For people who care about both decentralization and privacy, the answer isn't choosing one over the other. It's building systems where privacy is designed into every layer: the protocol, the client, the server, the network, and the operational practices.
Decentralized social networks solve real problems. They break the monopoly of centralized platforms over your identity, your content, and your social graph. They create systems that are harder to censor, harder to shut down, and harder to exploit for advertising.
But they don't automatically protect your privacy. Blockchain transparency, metadata leakage, client-side tracking, and regulatory pressure all remain real threats. "Decentralized" is a statement about architecture, not about privacy.
If you're moving to a decentralized network for privacy reasons, ask the uncomfortable questions first. Is the data on-chain or off-chain?

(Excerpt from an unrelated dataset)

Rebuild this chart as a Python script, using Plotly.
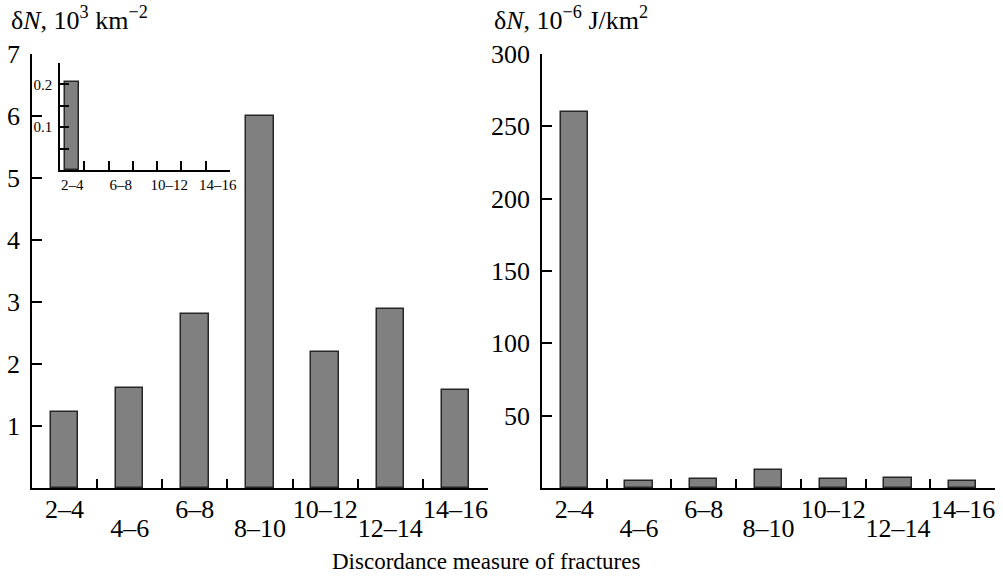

What metadata is visible to other participants? What does the client application collect? Who runs the infrastructure, and what do they log? Is there encryption, and what kind? What happens when regulators come knocking?
The most privacy-respecting setup in 2026 combines decentralized protocols with privacy-preserving infrastructure: minimal logging, strong encryption, compartmentalized identities, and hosting that doesn't demand your real name just to participate.
Decentralization is a necessary piece of the privacy puzzle. It's just not the whole picture.